Olimpiakos karşısındaki iç saha performansından sonra Cedevita karşısında zorlanmasını zaten beklemiyorduk Efes’in. Güzel olan oyuncular bizim gibi düşünmemiş. Çünkü maça çıkmadan kazanılan (!) birçok maçı hatırlıyoruz Avrupa arenasında. Ama Efes öyle bir başladı ki maça… Oktay Mahmuti’yi tebrik etmeli takımın oynadığı basketbol konusunda. Çünkü elindeki kadroya göre sistemini buldu, kısa zamanda. Efes ön alanda baskıyı Gordon ve Sinan ile mükemmel yapıyor, rakiplerin oyununu bozuyor. Savunma iyi olduğu anda da hücumda çok kolay basketler buluyor, tempoyu sürekli artırıyor. Cedevita karşısında da maçı ilk periyotta bitiren etkenler bunlardı.
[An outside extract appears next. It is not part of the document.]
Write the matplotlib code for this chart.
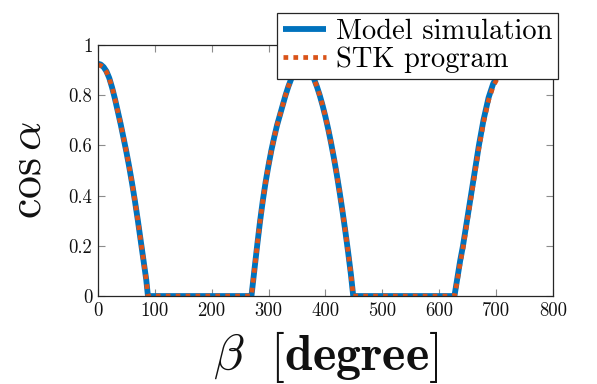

Bir de Vujacic sahadayken oynadığı basketbol var Efes’in. Topun daha çok dolaştığı ve keskin şutöre pozisyon hazırlandığı… Yani Efes, ne gerekiyorsa onu oynadı ve çok rahat bir galibiyet aldı.
Tabii ki burada önemli Jordan Farmar’ın varlığı… Dün yine mükemmel oynadı. Sadece oyunu değil, düşüncesi de çok farklı. Bir oyun kurucudan ne beklerseniz, onu fazlasıyla yaptı.
Farmar skorunu atıyor; dün maçı 14 sayıyla tamamladı. En kritik anlarda sorumluluk alıyor, attığı sayıların 12’si maçın koptuğu ilk yarıdaydı. Asist de yapıyor yıldız oyuncu, dün de 9 asiste ulaştı. Ribauntlarda da hep o var, dün 6 ribaunt ile takımının en çok ribaunt alanıydı. 30 dakika sahada kalıp, 2 tane top çalıp 1 tane bile top kaybı yapmaması da cabası.
Ancak bu rakamlar kadar önemlisi de vardı Farmar’ın yaptığı… Mesela arkadaşlarını oyuna sokmak için de çalıştı. İkinci yarının başında Semih’in üzerindeki durgunluğu atmasını sağladı, dev pivotu art arda smaçlara yolladı… Kendisini Green’in savunduğu anlarda potaya yaklaşması da akıllıcaydı. Kısacası izlemesi keyifli bir oyuncu lacivert-beyazlı formayla salonlarda, basketbolseverler bu fırsatı kaçırmamalı.